==== DATA PROVIDED ====

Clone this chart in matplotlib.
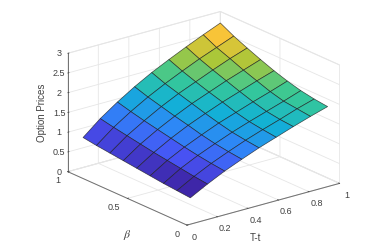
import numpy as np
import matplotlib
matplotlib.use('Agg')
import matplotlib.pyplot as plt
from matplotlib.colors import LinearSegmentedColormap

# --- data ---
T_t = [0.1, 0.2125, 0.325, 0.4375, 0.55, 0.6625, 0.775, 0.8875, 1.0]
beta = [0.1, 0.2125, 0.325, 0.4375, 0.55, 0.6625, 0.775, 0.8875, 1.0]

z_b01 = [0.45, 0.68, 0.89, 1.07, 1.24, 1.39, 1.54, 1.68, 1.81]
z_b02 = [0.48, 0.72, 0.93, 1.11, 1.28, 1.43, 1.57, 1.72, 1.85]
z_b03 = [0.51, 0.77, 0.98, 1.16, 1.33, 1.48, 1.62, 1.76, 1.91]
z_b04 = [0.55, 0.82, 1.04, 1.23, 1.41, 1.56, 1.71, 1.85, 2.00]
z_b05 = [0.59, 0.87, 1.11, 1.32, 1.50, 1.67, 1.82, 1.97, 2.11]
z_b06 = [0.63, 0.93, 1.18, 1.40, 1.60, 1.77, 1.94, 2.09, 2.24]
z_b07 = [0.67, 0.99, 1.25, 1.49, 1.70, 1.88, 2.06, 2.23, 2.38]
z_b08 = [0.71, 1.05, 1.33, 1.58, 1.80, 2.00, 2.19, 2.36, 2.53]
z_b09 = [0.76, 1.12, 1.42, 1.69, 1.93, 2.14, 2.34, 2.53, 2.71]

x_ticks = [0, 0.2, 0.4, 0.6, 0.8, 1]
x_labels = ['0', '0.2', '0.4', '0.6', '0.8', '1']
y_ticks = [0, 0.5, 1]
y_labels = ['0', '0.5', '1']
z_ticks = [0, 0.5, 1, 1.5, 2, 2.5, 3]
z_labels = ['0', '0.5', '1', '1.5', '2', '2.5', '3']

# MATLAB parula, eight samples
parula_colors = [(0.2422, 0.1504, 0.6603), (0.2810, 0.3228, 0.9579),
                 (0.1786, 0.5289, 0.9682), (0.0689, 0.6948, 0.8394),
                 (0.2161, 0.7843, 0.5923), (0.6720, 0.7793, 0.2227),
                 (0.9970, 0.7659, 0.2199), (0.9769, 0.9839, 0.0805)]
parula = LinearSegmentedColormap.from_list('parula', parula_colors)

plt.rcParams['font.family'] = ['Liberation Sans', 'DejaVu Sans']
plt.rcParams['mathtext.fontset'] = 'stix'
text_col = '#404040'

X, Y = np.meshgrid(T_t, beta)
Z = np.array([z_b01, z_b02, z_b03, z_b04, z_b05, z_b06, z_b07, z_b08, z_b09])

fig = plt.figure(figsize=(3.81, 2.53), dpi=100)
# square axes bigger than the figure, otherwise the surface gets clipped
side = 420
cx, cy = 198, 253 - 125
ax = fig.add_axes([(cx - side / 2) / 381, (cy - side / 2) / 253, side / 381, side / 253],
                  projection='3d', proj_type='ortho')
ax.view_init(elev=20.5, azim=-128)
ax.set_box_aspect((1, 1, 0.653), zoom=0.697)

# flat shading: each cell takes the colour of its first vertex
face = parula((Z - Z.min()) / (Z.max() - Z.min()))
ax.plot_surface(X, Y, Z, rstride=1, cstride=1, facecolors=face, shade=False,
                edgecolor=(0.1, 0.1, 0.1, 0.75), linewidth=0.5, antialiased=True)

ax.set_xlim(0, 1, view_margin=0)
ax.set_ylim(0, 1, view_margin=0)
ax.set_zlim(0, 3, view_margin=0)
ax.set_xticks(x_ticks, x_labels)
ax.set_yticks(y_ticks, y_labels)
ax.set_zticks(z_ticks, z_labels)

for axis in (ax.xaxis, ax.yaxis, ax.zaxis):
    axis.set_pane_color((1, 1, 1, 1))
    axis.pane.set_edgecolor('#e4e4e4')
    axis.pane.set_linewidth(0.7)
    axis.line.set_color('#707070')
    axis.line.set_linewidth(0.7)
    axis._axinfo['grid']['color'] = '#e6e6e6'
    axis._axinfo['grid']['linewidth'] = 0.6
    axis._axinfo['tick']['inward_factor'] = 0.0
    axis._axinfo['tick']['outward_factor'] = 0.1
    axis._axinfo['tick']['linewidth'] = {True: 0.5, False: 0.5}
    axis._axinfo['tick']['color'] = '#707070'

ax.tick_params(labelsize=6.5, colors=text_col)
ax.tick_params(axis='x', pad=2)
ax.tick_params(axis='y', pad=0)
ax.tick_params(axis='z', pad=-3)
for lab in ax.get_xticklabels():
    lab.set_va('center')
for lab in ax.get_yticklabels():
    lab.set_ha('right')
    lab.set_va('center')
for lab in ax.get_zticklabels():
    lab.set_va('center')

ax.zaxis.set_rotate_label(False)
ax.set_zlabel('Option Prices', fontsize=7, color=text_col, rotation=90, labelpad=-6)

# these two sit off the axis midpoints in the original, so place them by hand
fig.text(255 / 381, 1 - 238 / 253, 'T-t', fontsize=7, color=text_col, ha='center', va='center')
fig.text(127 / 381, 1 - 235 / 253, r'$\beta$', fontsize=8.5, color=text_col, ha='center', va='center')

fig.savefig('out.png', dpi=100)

====

Transcribe the material as is, with images omitted.

### SOLUTION FOR THIS EXERCISE
Clone this chart in matplotlib.
import numpy as np
import matplotlib
matplotlib.use('Agg')
import matplotlib.pyplot as plt
from matplotlib.colors import LinearSegmentedColormap

# --- data ---
T_t = [0.1, 0.2125, 0.325, 0.4375, 0.55, 0.6625, 0.775, 0.8875, 1.0]
beta = [0.1, 0.2125, 0.325, 0.4375, 0.55, 0.6625, 0.775, 0.8875, 1.0]

z_b01 = [0.45, 0.68, 0.89, 1.07, 1.24, 1.39, 1.54, 1.68, 1.81]
z_b02 = [0.48, 0.72, 0.93, 1.11, 1.28, 1.43, 1.57, 1.72, 1.85]
z_b03 = [0.51, 0.77, 0.98, 1.16, 1.33, 1.48, 1.62, 1.76, 1.91]
z_b04 = [0.55, 0.82, 1.04, 1.23, 1.41, 1.56, 1.71, 1.85, 2.00]
z_b05 = [0.59, 0.87, 1.11, 1.32, 1.50, 1.67, 1.82, 1.97, 2.11]
z_b06 = [0.63, 0.93, 1.18, 1.40, 1.60, 1.77, 1.94, 2.09, 2.24]
z_b07 = [0.67, 0.99, 1.25, 1.49, 1.70, 1.88, 2.06, 2.23, 2.38]
z_b08 = [0.71, 1.05, 1.33, 1.58, 1.80, 2.00, 2.19, 2.36, 2.53]
z_b09 = [0.76, 1.12, 1.42, 1.69, 1.93, 2.14, 2.34, 2.53, 2.71]

x_ticks = [0, 0.2, 0.4, 0.6, 0.8, 1]
x_labels = ['0', '0.2', '0.4', '0.6', '0.8', '1']
y_ticks = [0, 0.5, 1]
y_labels = ['0', '0.5', '1']
z_ticks = [0, 0.5, 1, 1.5, 2, 2.5, 3]
z_labels = ['0', '0.5', '1', '1.5', '2', '2.5', '3']

# MATLAB parula, eight samples
parula_colors = [(0.2422, 0.1504, 0.6603), (0.2810, 0.3228, 0.9579),
                 (0.1786, 0.5289, 0.9682), (0.0689, 0.6948, 0.8394),
                 (0.2161, 0.7843, 0.5923), (0.6720, 0.7793, 0.2227),
                 (0.9970, 0.7659, 0.2199), (0.9769, 0.9839, 0.0805)]
parula = LinearSegmentedColormap.from_list('parula', parula_colors)

plt.rcParams['font.family'] = ['Liberation Sans', 'DejaVu Sans']
plt.rcParams['mathtext.fontset'] = 'stix'
text_col = '#404040'

X, Y = np.meshgrid(T_t, beta)
Z = np.array([z_b01, z_b02, z_b03, z_b04, z_b05, z_b06, z_b07, z_b08, z_b09])

fig = plt.figure(figsize=(3.81, 2.53), dpi=100)
# square axes bigger than the figure, otherwise the surface gets clipped
side = 420
cx, cy = 198, 253 - 125
ax = fig.add_axes([(cx - side / 2) / 381, (cy - side / 2) / 253, side / 381, side / 253],
                  projection='3d', proj_type='ortho')
ax.view_init(elev=20.5, azim=-128)
ax.set_box_aspect((1, 1, 0.653), zoom=0.697)

# flat shading: each cell takes the colour of its first vertex
face = parula((Z - Z.min()) / (Z.max() - Z.min()))
ax.plot_surface(X, Y, Z, rstride=1, cstride=1, facecolors=face, shade=False,
                edgecolor=(0.1, 0.1, 0.1, 0.75), linewidth=0.5, antialiased=True)

ax.set_xlim(0, 1, view_margin=0)
ax.set_ylim(0, 1, view_margin=0)
ax.set_zlim(0, 3, view_margin=0)
ax.set_xticks(x_ticks, x_labels)
ax.set_yticks(y_ticks, y_labels)
ax.set_zticks(z_ticks, z_labels)

for axis in (ax.xaxis, ax.yaxis, ax.zaxis):
    axis.set_pane_color((1, 1, 1, 1))
    axis.pane.set_edgecolor('#e4e4e4')
    axis.pane.set_linewidth(0.7)
    axis.line.set_color('#707070')
    axis.line.set_linewidth(0.7)
    axis._axinfo['grid']['color'] = '#e6e6e6'
    axis._axinfo['grid']['linewidth'] = 0.6
    axis._axinfo['tick']['inward_factor'] = 0.0
    axis._axinfo['tick']['outward_factor'] = 0.1
    axis._axinfo['tick']['linewidth'] = {True: 0.5, False: 0.5}
    axis._axinfo['tick']['color'] = '#707070'

ax.tick_params(labelsize=6.5, colors=text_col)
ax.tick_params(axis='x', pad=2)
ax.tick_params(axis='y', pad=0)
ax.tick_params(axis='z', pad=-3)
for lab in ax.get_xticklabels():
    lab.set_va('center')
for lab in ax.get_yticklabels():
    lab.set_ha('right')
    lab.set_va('center')
for lab in ax.get_zticklabels():
    lab.set_va('center')

ax.zaxis.set_rotate_label(False)
ax.set_zlabel('Option Prices', fontsize=7, color=text_col, rotation=90, labelpad=-6)

# these two sit off the axis midpoints in the original, so place them by hand
fig.text(255 / 381, 1 - 238 / 253, 'T-t', fontsize=7, color=text_col, ha='center', va='center')
fig.text(127 / 381, 1 - 235 / 253, r'$\beta$', fontsize=8.5, color=text_col, ha='center', va='center')

fig.savefig('out.png', dpi=100)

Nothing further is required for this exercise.